Amiga 1000 miała fajny disajn. Jeśli chodzi o desktop. Co do softu to patrząc z bięgiem lat to jest go dużo. Ale większość to produkty firm trzecich.
W sumie zestaw Magic był już produktem ESCOM.
Gdyby Amiga 1000 była wypuszczona z Pakietem biurowym i czymś do grafiki, kalkulacji etc. W sensie Home/Biznes Use.
W tamtych latach najlepiej zarobić na sofcie można było, sprzedając go razem w pakiecie z komputerem.
C= dostarczało WB, w sumie było trochę tych kompilacji z dodatkiem gier etc...
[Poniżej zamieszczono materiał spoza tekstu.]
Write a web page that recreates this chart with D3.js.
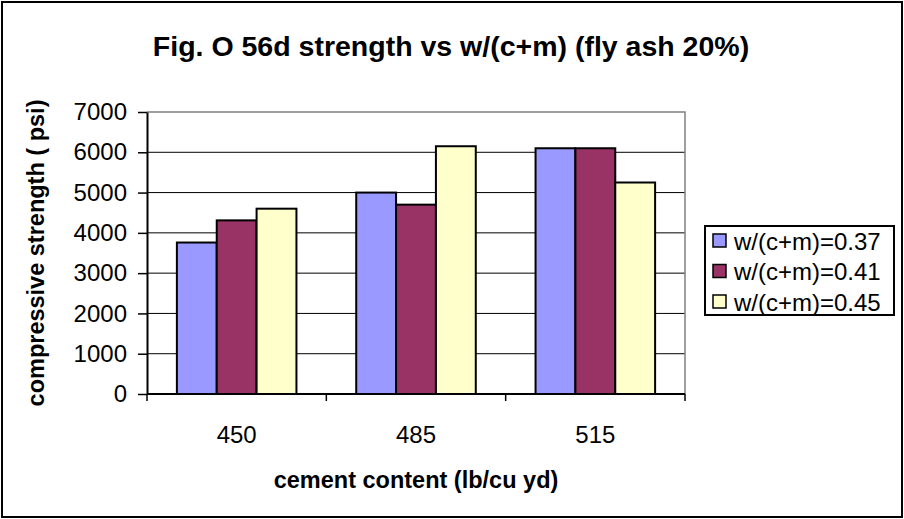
<!DOCTYPE html>
<html lang="en">
<head>
  <meta charset="UTF-8" />
  <title>Fig. O 56d strength vs w/(c+m)</title>
  <style>
    body { margin: 0; background: #fff; font-family: Arial, "Liberation Sans", sans-serif; }
    svg { display: block; }
  </style>
</head>
<body>
  <div id="chart"></div>

  <script src="https://d3js.org/d3.v7.min.js"></script>
  <script>
    // values
    const cementContent = ["450", "485", "515"];
    const seriesNames = ["w/(c+m)=0.37", "w/(c+m)=0.41", "w/(c+m)=0.45"];
    const strength037 = [3760, 5000, 6100];
    const strength041 = [4310, 4700, 6100];
    const strength045 = [4600, 6150, 5250];
    const yTicks = [0, 1000, 2000, 3000, 4000, 5000, 6000, 7000];
    const seriesColors = ["#9999ff", "#993366", "#ffffcc"];

    const seriesValues = [strength037, strength041, strength045];

    const width = 904, height = 519;
    const plot = { left: 147, right: 685, top: 112, bottom: 394 };

    const svg = d3.select("#chart").append("svg")
      .attr("width", width)
      .attr("height", height);

    // outer frame
    svg.append("rect")
      .attr("x", 2).attr("y", 2)
      .attr("width", width - 4).attr("height", height - 4)
      .attr("fill", "#fff").attr("stroke", "#000").attr("stroke-width", 2);

    const x = d3.scaleBand()
      .domain(cementContent)
      .range([plot.left, plot.right]);

    // Excel style gap width of 150%
    const x1 = d3.scaleBand()
      .domain(seriesNames)
      .range([0, x.bandwidth()])
      .paddingOuter(0.75)
      .paddingInner(0);

    const y = d3.scaleLinear()
      .domain([0, 7000])
      .range([plot.bottom, plot.top]);

    // gridlines
    svg.append("g")
      .selectAll("line")
      .data(yTicks.filter(d => d > 0 && d < 7000))
      .enter()
      .append("line")
      .attr("x1", plot.left).attr("x2", plot.right)
      .attr("y1", d => y(d)).attr("y2", d => y(d))
      .attr("stroke", "#000").attr("stroke-width", 1);

    // plot area border (top and right in grey)
    svg.append("path")
      .attr("d", `M${plot.left},${plot.top}H${plot.right}V${plot.bottom}`)
      .attr("fill", "none").attr("stroke", "#808080").attr("stroke-width", 1.5);

    // bars
    const groups = svg.append("g")
      .selectAll("g")
      .data(cementContent)
      .enter()
      .append("g")
      .attr("transform", d => `translate(${x(d)},0)`);

    groups.selectAll("rect")
      .data((d, i) => seriesNames.map((s, k) => ({ s, k, v: seriesValues[k][i] })))
      .enter()
      .append("rect")
      .attr("x", d => x1(d.s))
      .attr("width", x1.bandwidth())
      .attr("y", d => y(d.v))
      .attr("height", d => y(0) - y(d.v))
      .attr("fill", d => seriesColors[d.k])
      .attr("stroke", "#000").attr("stroke-width", 2);

    // y axis
    const yAxis = svg.append("g")
      .attr("transform", `translate(${plot.left},0)`)
      .call(d3.axisLeft(y).tickValues(yTicks).tickFormat(d3.format("d"))
        .tickSize(9).tickPadding(11).tickSizeOuter(0));
    yAxis.select(".domain").attr("stroke", "#000").attr("stroke-width", 2);
    yAxis.selectAll(".tick line").attr("stroke", "#000").attr("stroke-width", 1.5);
    yAxis.selectAll("text")
      .attr("font-family", "Arial, 'Liberation Sans', sans-serif")
      .attr("font-size", 24).attr("fill", "#000");

    // x axis with ticks between categories
    const xAxis = svg.append("g")
      .attr("transform", `translate(0,${plot.bottom})`);
    xAxis.append("line")
      .attr("x1", plot.left).attr("x2", plot.right)
      .attr("stroke", "#000").attr("stroke-width", 2);
    const boundaries = cementContent.map(c => x(c)).concat([plot.right]);
    xAxis.selectAll(".sep")
      .data(boundaries)
      .enter()
      .append("line")
      .attr("x1", d => d).attr("x2", d => d)
      .attr("y1", 0).attr("y2", 7)
      .attr("stroke", "#000").attr("stroke-width", 1.5);
    xAxis.selectAll(".lbl")
      .data(cementContent)
      .enter()
      .append("text")
      .attr("x", d => x(d) + x.bandwidth() / 2)
      .attr("y", 49)
      .attr("text-anchor", "middle")
      .attr("font-size", 24)
      .text(d => d);

    // titles
    svg.append("text")
      .attr("x", 451).attr("y", 56)
      .attr("text-anchor", "middle")
      .attr("font-size", 28.5).attr("font-weight", "bold")
      .text("Fig. O 56d strength vs w/(c+m) (fly ash 20%)");

    svg.append("text")
      .attr("x", 416).attr("y", 488)
      .attr("text-anchor", "middle")
      .attr("font-size", 23.5).attr("font-weight", "bold")
      .text("cement content (lb/cu yd)");

    svg.append("text")
      .attr("transform", `translate(44,${(plot.top + plot.bottom) / 2}) rotate(-90)`)
      .attr("text-anchor", "middle")
      .attr("font-size", 23.5).attr("font-weight", "bold")
      .text("compressive strength ( psi)");

    // legend
    const legend = svg.append("g");
    legend.append("rect")
      .attr("x", 705).attr("y", 226)
      .attr("width", 189).attr("height", 89)
      .attr("fill", "#fff").attr("stroke", "#000").attr("stroke-width", 2);

    const items = legend.selectAll(".item")
      .data(seriesNames)
      .enter()
      .append("g")
      .attr("transform", (d, i) => `translate(713,${241 + i * 30.5})`);
    items.append("rect")
      .attr("x", 0).attr("y", -7)
      .attr("width", 13).attr("height", 13)
      .attr("fill", (d, i) => seriesColors[i])
      .attr("stroke", "#000").attr("stroke-width", 1.5);
    items.append("text")
      .attr("x", 21).attr("y", 8.5)
      .attr("font-size", 24)
      .text(d => d);
  </script>
</body>
</html>
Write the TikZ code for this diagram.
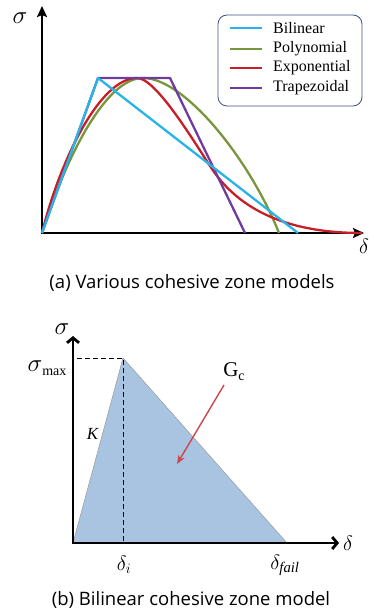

Możliwości Amig, choć spore, w wielu dziedzinach były nieistotne bo liczył się soft i wsparcie, które Commodore traktował po macoszemu. Kupiłeś od nas komputer? Super. Teraz radź sobie sam - tak to wyglądało.
Ale oco Ci dokładnie chodzi C= produkowali komputery za bardzo nie produkowali softu nie mieli za bardzo czego suportować. No pewnie jeśli WB był by poszerzony w standardzie i posiadał masę aplikacji i zajmował np: 15 dyskietek.
To wtedy by go nie dodawali "za darmo"
Po za tym to OS od Apple w standardzie nie ma za dużo. Stuffit trzeba doinstalować tak samo w WB też nie ma Lha.
Wydaje mi się że to nie Soft był powodem upadku a brak rozwoju.
Czemu Amiga nie miała MIDI bo miało Atari układy znajomości. Upadek firmy ogłoszenie bankructwa. Sprzedaż tego co pozostało. Czemu nie miała DSP, audio in. Po co przecież można sprzedawać to co mamy za wiele z tym nie robiąc. Dodamy slotu Zorro inni niech se klepią karty. Dzięki temu teraz jest co robić bo C= zostawiło możliwości rozbudowy.
Złotą kura która została nabyta przez C= od Jay-a kiedyś musiała paś. Cały czas chodziła na tej samej paszy to "zdechła".